A Prayer for the Children… by Ina J. Hughes
"We pray for the children who put chocolate fingers everywhere, who like to be tickled, who stomp in puddles and ruin their new pants, who sneak Popsicles before supper, who erase holes in math workbooks, who can never find their shoes. We pray for children who bring us sticky kisses and fistfuls of dandelions, who sleep with the dog and bury goldfish, who give hugs in a hurry and forget their lunch money, who cover themselves with Band-Aids and sing off-key, who squeeze toothpaste all over the sink, who slurp their soup. And we pray for those who never get dessert, who watch their parents watch them die, who have no safe blanket to drag behind, who can’t find any bread to steal, who don’t have any rooms to clean up, whose pictures aren’t on anybody’s dresser, whose monsters are real.
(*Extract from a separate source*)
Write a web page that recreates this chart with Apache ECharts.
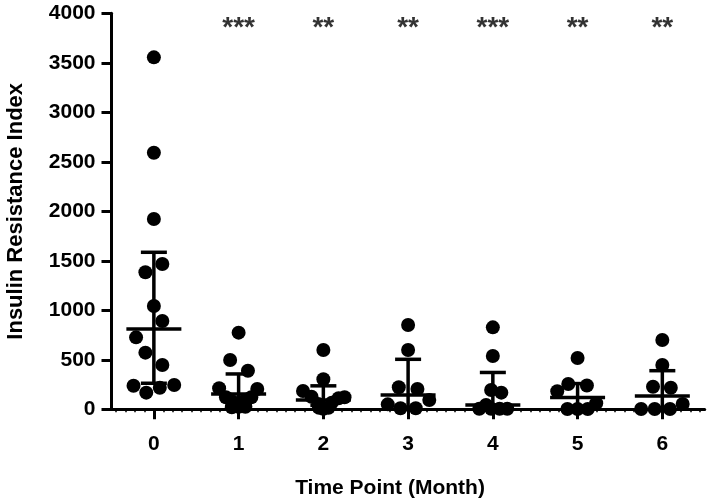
<!DOCTYPE html>
<html>
<head>
<meta charset="utf-8">
<script src="https://cdn.jsdelivr.net/npm/echarts@6/dist/echarts.min.js"></script>
<style>
  html, body { margin: 0; padding: 0; background: #fff; }
  #chart { width: 709px; height: 503px; }
</style>
</head>
<body>
<div id="chart"></div>
<script>
// time points (month)
const months = [0, 1, 2, 3, 4, 5, 6];

// individual values per time point
const month0 = [3555, 2592, 1922, 1468, 1384, 1043, 892, 727, 572, 447, 238, 168, 218, 245];
const month1 = [774, 498, 390, 212, 205, 121, 121, 77, 87, 26, 20, 26];
const month2 = [599, 303, 185, 121, 127, 54, 67, 5, 111, 15, 15];
const month3 = [851, 599, 222, 205, 50, 10, 10, 94];
const month4 = [828, 538, 195, 168, 43, 5, 5, 5, 5];
const month5 = [518, 256, 240, 182, 61, 3, 3, 3];
const month6 = [700, 447, 228, 218, 54, 3, 3, 3];

// horizontal spread of the dots (fraction of one time point)
const month0Dx = [0, 0, 0, 0.10, -0.10, 0, 0.10, -0.21, -0.10, 0.10, -0.24, -0.09, 0.07, 0.24];
const month1Dx = [0, -0.10, 0.11, -0.23, 0.22, -0.15, 0.15, -0.07, 0.07, 0, -0.08, 0.08];
const month2Dx = [0, 0, -0.24, 0.25, -0.14, -0.06, 0.10, 0, 0.18, -0.05, 0.06];
const month3Dx = [0, 0, -0.11, 0.11, -0.24, -0.09, 0.09, 0.25];
const month4Dx = [0, 0, -0.02, 0.10, -0.08, -0.16, -0.02, 0.08, 0.17];
const month5Dx = [0, -0.11, 0.11, -0.24, 0.22, -0.12, 0, 0.12];
const month6Dx = [0, 0, -0.11, 0.10, 0.24, -0.25, -0.09, 0.09];

// centre line and error bar ends
const centre = [811, 155, 94, 144, 43, 119, 134];
const barLow = [263, 50, 40, 10, 5, 5, 5];
const barHigh = [1586, 357, 237, 505, 372, 260, 390];

// significance marks
const stars = ['', '***', '**', '**', '***', '**', '**'];
const starY = 3850;

const groups = [month0, month1, month2, month3, month4, month5, month6];
const offsets = [month0Dx, month1Dx, month2Dx, month3Dx, month4Dx, month5Dx, month6Dx];

const dots = [];
groups.forEach(function (vals, g) {
  vals.forEach(function (v, i) {
    dots.push([months[g] + offsets[g][i], v]);
  });
});

const bars = months.map(function (m, g) {
  return [m, centre[g], barLow[g], barHigh[g]];
});

const starData = [];
months.forEach(function (m, g) {
  if (stars[g]) starData.push({ value: [m, starY], label: { formatter: stars[g] } });
});

// minor ticks along the time axis
const minorTicks = [];
for (let i = -1; i <= 6; i++) {
  for (let j = 1; j < 9; j++) {
    const t = i + j / 9;
    if (t > -0.5 && t < 6.5) minorTicks.push(t);
  }
}

const font = "'Liberation Sans', Arial, sans-serif";

const chart = echarts.init(document.getElementById('chart'));

function renderBar(params, api) {
  const x = api.value(0);
  const c = api.coord([x, api.value(1)]);
  const lo = api.coord([x, api.value(2)]);
  const hi = api.coord([x, api.value(3)]);
  const style = { stroke: '#000', lineWidth: 3.5 };
  const capW = 13;
  const meanW = 27.5;
  return {
    type: 'group',
    children: [
      { type: 'line', shape: { x1: lo[0], y1: lo[1], x2: hi[0], y2: hi[1] }, style: style },
      { type: 'line', shape: { x1: hi[0] - capW, y1: hi[1], x2: hi[0] + capW, y2: hi[1] }, style: style },
      { type: 'line', shape: { x1: lo[0] - capW, y1: lo[1], x2: lo[0] + capW, y2: lo[1] }, style: style },
      { type: 'line', shape: { x1: c[0] - meanW, y1: c[1], x2: c[0] + meanW, y2: c[1] }, style: style }
    ]
  };
}

const option = {
  animation: false,
  backgroundColor: '#fff',
  grid: { left: 111.5, right: 4.3, top: 13.3, bottom: 93.7, outerBoundsMode: 'none', containLabel: false },
  xAxis: [
    {
      type: 'value',
      min: -0.5,
      max: 6.5,
      position: 'bottom',
      splitLine: { show: false },
      axisLine: { show: true, onZero: false, lineStyle: { color: '#000', width: 3 } },
      axisTick: { show: true, customValues: months, length: 10, lineStyle: { color: '#000', width: 3 } },
      axisLabel: {
        customValues: months,
        color: '#000',
        fontFamily: font,
        fontWeight: 'bold',
        fontSize: 21,
        margin: 24
      }
    },
    {
      type: 'value',
      min: -0.5,
      max: 6.5,
      position: 'bottom',
      splitLine: { show: false },
      axisLine: { show: false, onZero: false },
      axisTick: { show: true, customValues: minorTicks, length: 3, lineStyle: { color: '#000', width: 1.5 } },
      axisLabel: { show: false }
    }
  ],
  yAxis: {
    type: 'value',
    min: 0,
    max: 4000,
    interval: 500,
    name: 'Insulin Resistance Index',
    nameLocation: 'middle',
    nameGap: 85,
    nameTextStyle: { color: '#000', fontFamily: font, fontWeight: 'bold', fontSize: 22 },
    splitLine: { show: false },
    axisLine: { show: true, onZero: false, lineStyle: { color: '#000', width: 3 } },
    axisTick: { show: true, length: 10, lineStyle: { color: '#000', width: 3 } },
    axisLabel: {
      color: '#000',
      fontFamily: font,
      fontWeight: 'bold',
      fontSize: 21,
      margin: 16,
      formatter: function (v) { return String(v); }
    }
  },
  graphic: [
    {
      type: 'text',
      x: 390,
      y: 488,
      style: {
        text: 'Time Point (Month)',
        textAlign: 'center',
        textVerticalAlign: 'middle',
        fill: '#000',
        font: 'bold 21px ' + font
      }
    }
  ],
  series: [
    {
      type: 'scatter',
      data: dots,
      symbol: 'circle',
      symbolSize: 14,
      itemStyle: { color: '#000', opacity: 1 },
      z: 3
    },
    {
      type: 'custom',
      data: bars,
      renderItem: renderBar,
      z: 4
    },
    {
      type: 'scatter',
      data: starData,
      symbolSize: 1,
      itemStyle: { color: 'rgba(0,0,0,0)' },
      label: {
        show: true,
        position: 'inside',
        color: '#000',
        fontFamily: font,
        fontWeight: 'bold',
        fontSize: 28
      },
      z: 5
    }
  ]
};

chart.setOption(option);
</script>
</body>
</html>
We pray for children who spend all their allowance before Tuesday, who throw tantrums in the grocery store and pick at their food, who like ghost stories, who shove dirty clothes under the bed, who never rinse out the tub, who get visits from the tooth fairy, who don't like to be kissed in front of the school, who squirm in church or temple or mosque and scream in the phone, whose tears we sometimes laugh at and whose smiles can make us cry. And we pray for those whose nightmares come in the daytime, who will eat anything, who aren't spoiled by anybody, who go to bed hungry and cry themselves to sleep, who live and move, but have no being. We pray for children who want to be carried, and for those who must. For those we never give up on, and for those who never get a chance. For those we smother with our love, and for those who will grab the hand of anybody kind enough to offer it."
2 comments:
wow amazing poem. so true, you and everyone else there will be an answer to prayer for those kids. Its amazing how God works through everyone to bring answer to so many different prayers
That's awesome Suzanne. What a blessing that God's given you this change of thought even BEFORE you get there. He is really preparing you for this trip, and not for nothing. I really believe He's going to do some amazing things through you over the next year!